We are bringing it home, dragging it all behind us:  the deadlines and the duties, the fears of failure and hopes for advancement, the loves unreturned, the plans disappointed, the children we lose, the marriage we cannot mend.  And so we come loping along with reality's baggage, returning to the real -- the real that we left behind when we left for what we mistook as the real world.  "I will arise and go to my father, and I will say to him, 'Father, I have sinned against heaven and before you, and I am no longer worthy to be called your son.'" [. . .]  And Christ our elder brother takes the baggage and hoists it upon his shoulders, adding this to all that on the cross he is bearing and bringing home.  "Father, forgive them, for they knew not what they were doing."

05 March 2014

Ash Wednesday


From The Valley of Vision, excerpts from a prayer that seems appropriate for the beginning of Lent.  I am talking with some of my students about life issues this semester, and I always find myself fearful of my lack of wisdom and knowledge, praying that they won't remember all the wrong, unwise, unhelpful words that undoubtedly escape my lips.  As we enter this season, it seems the perfect time to reflect on that in me which led to the need for Christ's sacrifice on the cross.  So may I be open to uncomfortable glimpses of myself to the end of repentance and praise for mercy and grace.

Searcher of hearts,
It is a good day to me when thou givest me a glimpse of myself;
Sin is my greatest evil,
   but thou art my greatest good;
[. . .]
My country, family, church
   fare worse because of my sins,
   for sinners bring judgment in thinking sins are small,
   or that God is not angry with them.
[. . .]
Show me how to know when a thing is evil
   which I think is right and good,
   how to know when what is lawful
   comes from an evil principle,
   such as desire for reputation or wealth by usury.
Give me grace to recall my needs,
   my lack of knowing thy will in Scripture,
      of wisdom to guide others,
      of daily repentance, want of which keeps thee at bay,
      of the spirit of prayer, having words without love,
      of zeal for thy glory, seeking my own ends,
      of joy in thee and thy will,
      of love to others.
And let me not lay my pipe
   too short of the fountain,
   never touching the eternal spring,
   never drawing down water from above.

And because this is the season that leads to the Cross, some salient quotations from Richard John Neuhaus's Preface to his Death on a Friday Afternoon, reminding me of the wonder of God's great sacrifice in His love for us.

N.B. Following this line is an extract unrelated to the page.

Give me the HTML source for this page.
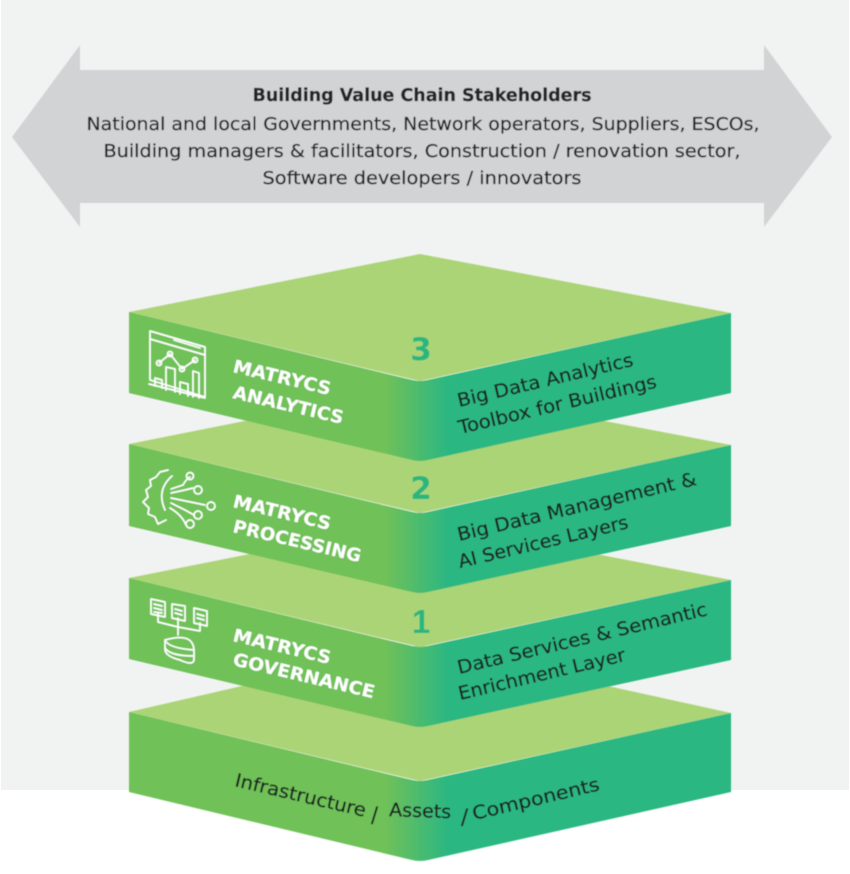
<!DOCTYPE html>
<html><head><meta charset="utf-8"><style>
html,body{margin:0;padding:0;background:#fff}
svg{display:block}
text{font-family:"DejaVu Sans","Liberation Sans",sans-serif}
.w{fill:#fff;font-weight:700;font-size:18px}
.d{fill:#1a2422;font-size:18.5px;stroke:#1a2422;stroke-width:.3}
.t{fill:#222528;font-size:18px;text-anchor:middle;stroke:#222528;stroke-width:.25}
.n{fill:#2cb67f;font-weight:700;font-size:31px;text-anchor:middle}
.i{fill:none;stroke:#fff;stroke-width:1.7;stroke-linecap:round;stroke-linejoin:round}
</style></head><body>
<svg width="850" height="874" viewBox="0 0 850 874" xmlns="http://www.w3.org/2000/svg">
<defs><linearGradient id="g" gradientUnits="userSpaceOnUse" x1="385" y1="0" x2="448" y2="0"><stop offset="0" stop-color="#70c158"/><stop offset="1" stop-color="#2bb782"/></linearGradient>
<filter id="b" x="-5%" y="-5%" width="110%" height="110%"><feGaussianBlur stdDeviation="0.5"/></filter></defs>
<rect width="850" height="874" fill="#fff"/>
<rect x="1" y="0" width="848" height="790" fill="#f1f3f3"/>
<g filter="url(#b)">
<polygon points="12,137 80,45 80,70 764,70 764,45 832,137 764,227 764,203 80,203 80,227" fill="#d1d3d4"/>
<text x="422" y="101" class="t" font-weight="700" textLength="339" lengthAdjust="spacingAndGlyphs">Building Value Chain Stakeholders</text>
<text x="423" y="130" class="t" textLength="673" lengthAdjust="spacingAndGlyphs">National and local Governments, Network operators, Suppliers, ESCOs,</text>
<text x="422" y="157" class="t" textLength="637" lengthAdjust="spacingAndGlyphs">Building managers &amp; facilitators, Construction / renovation sector,</text>
<text x="422" y="184" class="t" textLength="319" lengthAdjust="spacingAndGlyphs">Software developers / innovators</text>

<!-- bottom slab -->
<polygon points="129,712 420,645 731,713 420,781" fill="#abd476"/>
<path d="M129,712 L412,780 Q420,782 428,780 L731,713 L731,792 L428,860 Q420,862 412,860 L129,792 Z" fill="url(#g)"/>
<!-- slab 1 -->
<polygon points="129,578 420,520 731,580 420,647" fill="#abd476"/>
<path d="M129,578 L412,646 Q420,648 428,646 L731,580 L731,660 L428,726 Q420,728 412,726 L129,659 Z" fill="url(#g)"/>
<!-- slab 2 -->
<polygon points="129,444 420,386 731,445 420,513" fill="#abd476"/>
<path d="M129,444 L412,512 Q420,514 428,512 L731,445 L731,526 L428,592 Q420,594 412,592 L129,526 Z" fill="url(#g)"/>
<!-- slab 3 -->
<polygon points="129,312 420,254 731,313 420,381" fill="#abd476"/>
<path d="M129,312 L412,380 Q420,382 428,380 L731,313 L731,393 L428,460 Q420,462 412,460 L129,393 Z" fill="url(#g)"/>

<text x="421" y="360" class="n">3</text>
<text x="421" y="499" class="n">2</text>
<text x="421" y="633" class="n" style="font-family:'Liberation Sans',sans-serif;font-size:33px">1</text>

<text class="w" transform="translate(232,372) rotate(13.3)" textLength="100" lengthAdjust="spacingAndGlyphs">MATRYCS</text>
<text class="w" transform="translate(232,398) rotate(13.3)" textLength="113" lengthAdjust="spacingAndGlyphs">ANALYTICS</text>
<text class="w" transform="translate(232,507) rotate(13.3)" textLength="100" lengthAdjust="spacingAndGlyphs">MATRYCS</text>
<text class="w" transform="translate(232,532) rotate(13.3)" textLength="131" lengthAdjust="spacingAndGlyphs">PROCESSING</text>
<text class="w" transform="translate(232,641) rotate(13.3)" textLength="100" lengthAdjust="spacingAndGlyphs">MATRYCS</text>
<text class="w" transform="translate(232,665) rotate(13.3)" textLength="145" lengthAdjust="spacingAndGlyphs">GOVERNANCE</text>

<text class="d" transform="translate(459,407) rotate(-13.3)" textLength="180" lengthAdjust="spacingAndGlyphs">Big Data Analytics</text>
<text class="d" transform="translate(460,434) rotate(-13.3)" textLength="203" lengthAdjust="spacingAndGlyphs">Toolbox for Buildings</text>
<text class="d" transform="translate(459,541) rotate(-13.3)" textLength="245" lengthAdjust="spacingAndGlyphs">Big Data Management &amp;</text>
<text class="d" transform="translate(460,568) rotate(-13.3)" textLength="174" lengthAdjust="spacingAndGlyphs">AI Services Layers</text>
<text class="d" transform="translate(459,674) rotate(-13.3)" textLength="256" lengthAdjust="spacingAndGlyphs">Data Services &amp; Semantic</text>
<text class="d" transform="translate(460,700) rotate(-13.3)" textLength="171" lengthAdjust="spacingAndGlyphs">Enrichment Layer</text>

<text class="d" transform="translate(234,786) rotate(13.3)" textLength="134" lengthAdjust="spacingAndGlyphs">Infrastructure</text>
<text class="d" x="371" y="822" style="font-size:21px">/</text>
<text class="d" transform="translate(389,816) rotate(2)" textLength="62" lengthAdjust="spacingAndGlyphs">Assets</text>
<text class="d" x="461" y="824" style="font-size:21px">/</text>
<text class="d" transform="translate(474,820) rotate(-13.3)" textLength="130" lengthAdjust="spacingAndGlyphs">Components</text>

<!-- analytics icon -->
<g class="i">
<polygon points="150,331 205,347 205,397 150,380"/>
<line x1="150" y1="339" x2="205" y2="355"/>
<line x1="174" y1="340" x2="200" y2="348"/>
<line x1="149" y1="384" x2="205" y2="398"/>
<polyline points="159,363 170,354 182,369 195,360"/>
<circle cx="159" cy="363" r="2.5"/><circle cx="170" cy="354" r="2.5"/><circle cx="182" cy="369" r="2.5"/><circle cx="195" cy="360" r="2.5"/>
<polyline points="155,386 155,378 162,380 162,388"/>
<polyline points="166,390 166,367 175,369 175,392"/>
<polyline points="180,394 180,382 188,384 188,396"/>
<polyline points="193,397 193,371 199,373 199,398"/>
</g>
<!-- processing icon -->
<g class="i">
<path d="M168,470 L160,472 L156,477 L150,480 L151,486 L146,490 L148,497 L143,502 L149,508 L148,514 L155,517 L158,524 L166,520"/>
<path d="M172,476 Q156,490 165,510"/>
<path d="M171,489 L183,485 Q187,478 190,477"/><circle cx="190" cy="476" r="3.5"/>
<path d="M171,493 L185,490 L193,488"/><circle cx="198" cy="490" r="4"/>
<line x1="171" y1="498" x2="205" y2="505"/><circle cx="211" cy="506" r="4"/>
<path d="M171,503 L185,510 L194,515"/><circle cx="198" cy="515" r="4"/>
<path d="M170,508 Q182,515 186,525"/><circle cx="190" cy="524" r="4"/>
</g>
<!-- governance icon -->
<g class="i">
<polygon points="151,599 165,602 165,617 151,614"/>
<polygon points="172,604 185,606 185,621 172,618"/>
<polygon points="194,608 207,611 207,626 194,623"/>
<path d="M154,604 L162,606 M154,608 L162,610 M154,612 L162,613 M175,609 L182,611 M175,613 L182,615 M197,614 L204,616 M197,618 L204,620"/>
<path d="M158,614 L158,622 L178,627 M178,618 L178,635 M200,623 L200,631 L178,627"/>
<path d="M165,640 Q193,632 194,650 L194,660 Q193,666 180,660 Q164,656 165,648 Z"/>
<path d="M165,640 Q168,648 194,650 M165,648 Q170,656 194,656"/>
</g>
</g>
</svg>
</body></html>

"Good Friday is the drama of the love by which our every day is sustained."

Good Friday is about "the meaning of suffering, of justice, of loss, of death and of whatever hope there may be on the far side of death."

Neuhaus says that in his book we will find "stories about people today who in their troubles find themselves, as they say, at the foot of the cross.  Sometimes they find themselves there in anger, sometimes in joy, but always in a deeper awareness of the mystery of their lives within the mystery of life itself."  This, at the foot of the cross, is where I need to find, to place, myself daily, not thinking I can possibly do the simplest thing without Him.  

"'It is finished,' Jesus said from the cross.  It is finished but it is not over.  To accompany him to his end is to discover our beginning."

May this Lenten season draw us all closer to Him as we remember why He came, so that our rejoicing on Easter may be that much greater.

17 January 2014

Lightening the Heart


The nearly-full moon accompanies me down the old ferry road this morning, her brilliance shining out from the thicketed limbs of winter-denuded trees, the contours of her mountains and valleys clear to the naked eye in the indigo of early morning.  Opposite her the horizon is tinted deep orange shading into pastel coral, the sky lightening as the sun announces his coming.  I enter the building with joy, images of beauty lightening the heart to begin the day.